Philippa Gregory: 'There Is An Untold History Of Women'

British author Philippa Gregory poses during the photocall of the TV show 'The White Queen'  on April 8, 2013 in Cannes, sout
British author Philippa Gregory poses during the photocall of the TV show 'The White Queen' on April 8, 2013 in Cannes, southeastern France, during the MIPTV, one of the world's largest broadcasting and audio-visual trade show. AFP PHOTO / VALERY HACHE (Photo credit should read VALERY HACHE/AFP/Getty Images)

Though there are certainly notable exceptions to the rule, women's stories are often missing from the pages of history. Wildly successful British author Philippa Gregory recognizes this, but she hardly accepts it.

Gregory, author of historical fiction hits like The Other Boleyn Girl and The White Queen -- both stories set in Tudor England and adapted for TV and film, (The Other Boleyn Girl in a 2003 TV movie and a 2008 film, The White Queen in a Starz series set to air this year) -- is known for doing meticulous historical research for her work.

"The more research I do, the more I think there is an untold history of women," Gregory told The Guardian's Kate Kellaway in a July 27th interview. She also said that although people often assume women who did manage to grace the pages of history books before the women's movement were "exceptional," her research revealed that plenty of women -- in the Tudor era as well as other historical periods -- were "striving for their lives, trying to satisfy their own needs." And those untold stories make for very interesting subject matter.

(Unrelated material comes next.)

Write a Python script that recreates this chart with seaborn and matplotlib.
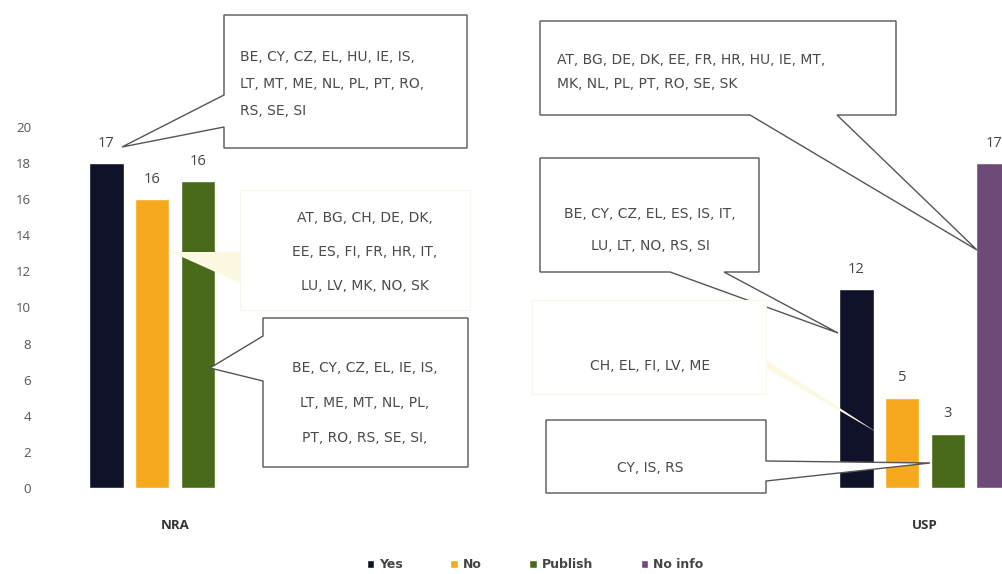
import matplotlib
matplotlib.use("Agg")
import matplotlib.pyplot as plt
from matplotlib.patches import Polygon
import pandas as pd
import seaborn as sns

# ── data ──────────────────────────────────────────────────────────────────────
group_order = ["NRA", "USP"]
answer_order = ["Yes", "No", "Publish", "No info"]
groups = ["NRA", "NRA", "NRA", "USP", "USP", "USP", "USP"]
answers = ["Yes", "No", "Publish", "Yes", "No", "Publish", "No info"]
heights = [18, 16, 17, 11, 5, 3, 18]          # bar heights as drawn
value_labels = ["17", "16", "16", "12", "5", "3", "17"]  # numbers printed on top

colors = {"Yes": "#0f1229", "No": "#f6a91c", "Publish": "#4a6a1b", "No info": "#6e4a79"}

# callout texts
txt_nra_yes = "BE, CY, CZ, EL, HU, IE, IS,\nLT, MT, ME, NL, PL, PT, RO,\nRS, SE, SI"
txt_nra_no = "AT, BG, CH, DE, DK,\nEE, ES, FI, FR, HR, IT,\nLU, LV, MK, NO, SK"
txt_nra_pub = "BE, CY, CZ, EL, IE, IS,\nLT, ME, MT, NL, PL,\nPT, RO, RS, SE, SI,"
txt_usp_info = "AT, BG, DE, DK, EE, FR, HR, HU, IE, MT,\nMK, NL, PL, PT, RO, SE, SK"
txt_usp_yes = "BE, CY, CZ, EL, ES, IS, IT,\nLU, LT, NO, RS, SI"
txt_usp_no = "CH, EL, FI, LV, ME"
txt_usp_pub = "CY, IS, RS"

df = pd.DataFrame({"group": groups, "answer": answers, "count": heights})
lab_map = {(g, a): l for g, a, l in zip(groups, answers, value_labels)}

# ── figure ────────────────────────────────────────────────────────────────────
sns.set_theme(style="white")
plt.rcParams["font.family"] = ["Open Sans", "DejaVu Sans"]

W, H = 1003, 574
fig = plt.figure(figsize=(W / 100, H / 100), dpi=100)
ax = fig.add_axes([45 / W, 86 / H, 958 / W, 361 / H])

sns.barplot(data=df, x="group", y="count", hue="answer",
            order=group_order, hue_order=answer_order, palette=colors,
            saturation=1, width=0.245, gap=0.24, errorbar=None, ax=ax)

ax.set_xlim((45 - 175) / 750, (1003 - 175) / 750)
ax.set_ylim(0, 20)
ax.set_yticks(range(0, 21, 2))
ax.set_xlabel("")
ax.set_ylabel("")
sns.despine(ax=ax, left=True, bottom=True)
ax.tick_params(axis="y", length=0, pad=10, labelsize=9.5, labelcolor="#555555")
ax.tick_params(axis="x", length=0, pad=22, labelsize=9.5, labelcolor="#333333")
for t in ax.get_xticklabels():
    t.set_fontweight("bold")

# numbers on top of bars
for cont, ans in zip(ax.containers, answer_order):
    labs = []
    for bar in cont:
        g = group_order[round(bar.get_x() + bar.get_width() / 2)]
        labs.append(lab_map.get((g, ans), ""))
    ax.bar_label(cont, labels=labs, padding=9, fontsize=10.5, color="#444444")

handles, labels = ax.get_legend_handles_labels()
ax.get_legend().remove()
fig.legend(handles, labels, loc="center", bbox_to_anchor=(535 / W, 1 - 565 / H),
           ncol=4, frameon=False, handlelength=0.6, handleheight=0.6,
           handletextpad=0.4, columnspacing=3.8,
           prop={"size": 9, "weight": "bold", "family": "DejaVu Sans"},
           labelcolor="#444444")


# ── callouts (pixel coordinates, origin top-left) ────────────────────────────
def fpt(x, y):
    return (x / W, 1 - y / H)


def callout(pts, fc="white", ec="#555555", lw=1.0):
    poly = Polygon([fpt(x, y) for x, y in pts], closed=True, transform=fig.transFigure,
                   facecolor=fc, edgecolor=ec, lw=lw, zorder=3)
    fig.add_artist(poly)


def note(x, y, s, ha="center", ls=1.0):
    fig.text(x / W, 1 - y / H, s, ha=ha, va="center", fontsize=10,
             family="DejaVu Sans", color="#4a4a4a", linespacing=ls, zorder=4)


PALE = "#fcf8e2"

callout([(224, 15), (467, 15), (467, 148), (224, 148), (224, 127), (122, 147), (224, 95)])
note(240, 84, txt_nra_yes, ha="left", ls=2.15)

callout([(240, 190), (470, 190), (470, 310), (240, 310)], ec="#f8f6ea", lw=0.8)
callout([(240, 252), (171, 252), (240, 283)], fc=PALE, ec="none")
note(365, 252, txt_nra_no, ls=2.85)

callout([(263, 318), (468, 318), (468, 467), (263, 467), (263, 381), (210, 368), (263, 336)])
note(365, 403, txt_nra_pub, ls=2.9)

callout([(540, 21), (896, 21), (896, 115), (837, 115), (977, 250), (750, 115), (540, 115)])
note(557, 72, txt_usp_info, ha="left", ls=1.95)

callout([(540, 158), (759, 158), (759, 272), (724, 272), (838, 333), (670, 272), (540, 272)])
note(650, 230, txt_usp_yes, ls=2.6)

callout([(532, 300), (766, 300), (766, 394), (532, 394)], ec="#f8f6ea", lw=0.8)
callout([(766, 360), (878, 433), (766, 368)], fc=PALE, ec="none")
note(650, 366, txt_usp_no)

callout([(546, 420), (766, 420), (766, 461), (930, 463), (766, 481), (766, 493), (546, 493)])
note(650, 468, txt_usp_pub)

fig.savefig("out.png", dpi=100)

Women's abilities to advocate for and achieve what they wanted despite such harsh societal constraints is exactly what fascinates Gregory. She told The Washington Post in a March, 2013 interview:

What you see in other extraordinary women of the period [is that] they have no good cards. They don’t even have the right to own property, so they start with nothing, and they’re going to end up with nothing. But along the line, they manage to sometimes plot and sometimes scheme and sometimes fight for a life of their own and for the right to make choices of their own.

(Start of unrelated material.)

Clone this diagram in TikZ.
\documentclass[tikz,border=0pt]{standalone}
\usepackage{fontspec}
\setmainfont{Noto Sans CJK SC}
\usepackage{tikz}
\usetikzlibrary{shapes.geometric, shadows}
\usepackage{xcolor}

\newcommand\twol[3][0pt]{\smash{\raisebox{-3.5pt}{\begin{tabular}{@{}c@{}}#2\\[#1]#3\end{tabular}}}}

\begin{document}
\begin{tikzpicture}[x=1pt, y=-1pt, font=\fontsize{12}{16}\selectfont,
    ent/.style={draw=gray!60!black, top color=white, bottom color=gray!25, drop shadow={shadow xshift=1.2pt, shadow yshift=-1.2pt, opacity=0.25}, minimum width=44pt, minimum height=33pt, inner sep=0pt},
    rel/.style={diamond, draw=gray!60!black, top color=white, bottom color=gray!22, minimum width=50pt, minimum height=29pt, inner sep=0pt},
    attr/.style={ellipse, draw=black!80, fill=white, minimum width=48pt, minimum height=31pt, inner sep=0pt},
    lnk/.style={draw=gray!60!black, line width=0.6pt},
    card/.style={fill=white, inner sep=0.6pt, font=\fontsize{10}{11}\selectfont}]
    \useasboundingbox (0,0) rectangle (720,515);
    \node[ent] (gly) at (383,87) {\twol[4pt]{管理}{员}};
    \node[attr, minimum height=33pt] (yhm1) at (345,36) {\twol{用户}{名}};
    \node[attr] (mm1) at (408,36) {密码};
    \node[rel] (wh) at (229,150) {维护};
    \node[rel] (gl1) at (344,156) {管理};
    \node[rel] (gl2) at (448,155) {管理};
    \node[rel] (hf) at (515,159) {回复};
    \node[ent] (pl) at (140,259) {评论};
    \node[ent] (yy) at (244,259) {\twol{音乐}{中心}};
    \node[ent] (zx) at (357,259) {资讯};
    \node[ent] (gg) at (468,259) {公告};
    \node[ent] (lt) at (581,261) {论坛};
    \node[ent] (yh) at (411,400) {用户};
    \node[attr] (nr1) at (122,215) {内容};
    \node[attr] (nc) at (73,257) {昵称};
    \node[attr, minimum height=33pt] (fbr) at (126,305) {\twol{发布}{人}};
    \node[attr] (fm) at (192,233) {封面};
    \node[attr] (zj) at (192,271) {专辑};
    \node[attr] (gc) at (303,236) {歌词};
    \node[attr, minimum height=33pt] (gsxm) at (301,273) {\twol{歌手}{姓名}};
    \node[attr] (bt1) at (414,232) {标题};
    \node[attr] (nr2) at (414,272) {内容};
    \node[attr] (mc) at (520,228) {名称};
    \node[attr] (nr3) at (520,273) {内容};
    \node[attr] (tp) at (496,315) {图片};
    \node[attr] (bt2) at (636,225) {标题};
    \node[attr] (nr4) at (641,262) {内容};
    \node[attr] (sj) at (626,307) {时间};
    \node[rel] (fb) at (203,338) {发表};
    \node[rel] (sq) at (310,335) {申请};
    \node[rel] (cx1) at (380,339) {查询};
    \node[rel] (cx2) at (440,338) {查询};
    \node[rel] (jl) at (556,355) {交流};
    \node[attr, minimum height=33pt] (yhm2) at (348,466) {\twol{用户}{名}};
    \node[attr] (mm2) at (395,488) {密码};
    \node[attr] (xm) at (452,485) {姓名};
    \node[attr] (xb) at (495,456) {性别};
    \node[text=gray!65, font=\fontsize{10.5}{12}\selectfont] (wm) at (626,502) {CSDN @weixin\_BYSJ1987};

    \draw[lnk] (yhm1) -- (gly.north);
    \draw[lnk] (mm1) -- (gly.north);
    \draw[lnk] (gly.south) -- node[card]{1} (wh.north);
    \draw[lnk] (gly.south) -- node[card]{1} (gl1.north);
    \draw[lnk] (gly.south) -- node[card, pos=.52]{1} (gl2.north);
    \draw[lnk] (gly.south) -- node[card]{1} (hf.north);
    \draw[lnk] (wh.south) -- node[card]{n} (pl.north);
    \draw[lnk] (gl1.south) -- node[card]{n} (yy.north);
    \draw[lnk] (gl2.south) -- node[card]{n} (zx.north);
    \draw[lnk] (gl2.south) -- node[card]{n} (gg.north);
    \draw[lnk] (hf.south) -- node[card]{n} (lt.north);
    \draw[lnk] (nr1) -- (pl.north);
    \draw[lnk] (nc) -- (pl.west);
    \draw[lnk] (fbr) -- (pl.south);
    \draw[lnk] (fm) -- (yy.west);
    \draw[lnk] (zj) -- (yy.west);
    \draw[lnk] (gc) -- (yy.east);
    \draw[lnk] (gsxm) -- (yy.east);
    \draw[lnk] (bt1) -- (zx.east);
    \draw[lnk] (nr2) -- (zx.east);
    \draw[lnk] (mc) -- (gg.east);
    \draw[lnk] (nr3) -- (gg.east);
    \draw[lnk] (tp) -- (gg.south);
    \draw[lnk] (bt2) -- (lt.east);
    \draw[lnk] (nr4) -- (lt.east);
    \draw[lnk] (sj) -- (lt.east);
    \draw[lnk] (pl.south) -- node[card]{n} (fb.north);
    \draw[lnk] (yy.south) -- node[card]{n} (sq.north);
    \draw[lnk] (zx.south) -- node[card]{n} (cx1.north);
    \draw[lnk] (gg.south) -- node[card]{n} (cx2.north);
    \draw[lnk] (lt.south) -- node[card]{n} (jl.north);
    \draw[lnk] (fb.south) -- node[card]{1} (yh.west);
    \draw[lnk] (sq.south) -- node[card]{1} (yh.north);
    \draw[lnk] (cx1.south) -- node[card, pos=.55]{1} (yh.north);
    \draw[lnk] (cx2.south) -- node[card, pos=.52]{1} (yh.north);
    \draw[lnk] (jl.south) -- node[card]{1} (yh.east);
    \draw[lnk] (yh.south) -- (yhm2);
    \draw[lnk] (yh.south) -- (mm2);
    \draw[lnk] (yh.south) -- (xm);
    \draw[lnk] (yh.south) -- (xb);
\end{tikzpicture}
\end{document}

But despite the obvious progress women have made since the Tudor era, Gregory believes that not quite enough has changed. She told Kellaway:

In the medieval world, patriarchy is naked. Nobody pretends to respect women. Women are criticised as sexually uncontrollable or stupid. In our society, you'll sometimes get a remnant of this -- you know, when a man wants to help park your car. It is an absolute insult.

Reading about Gregory's dedication to telling women's stories, makes us want to check out "The White Queen" when it airs in the U.S. on August 10th. More strong, female characters gracing our small screens is always a good thing.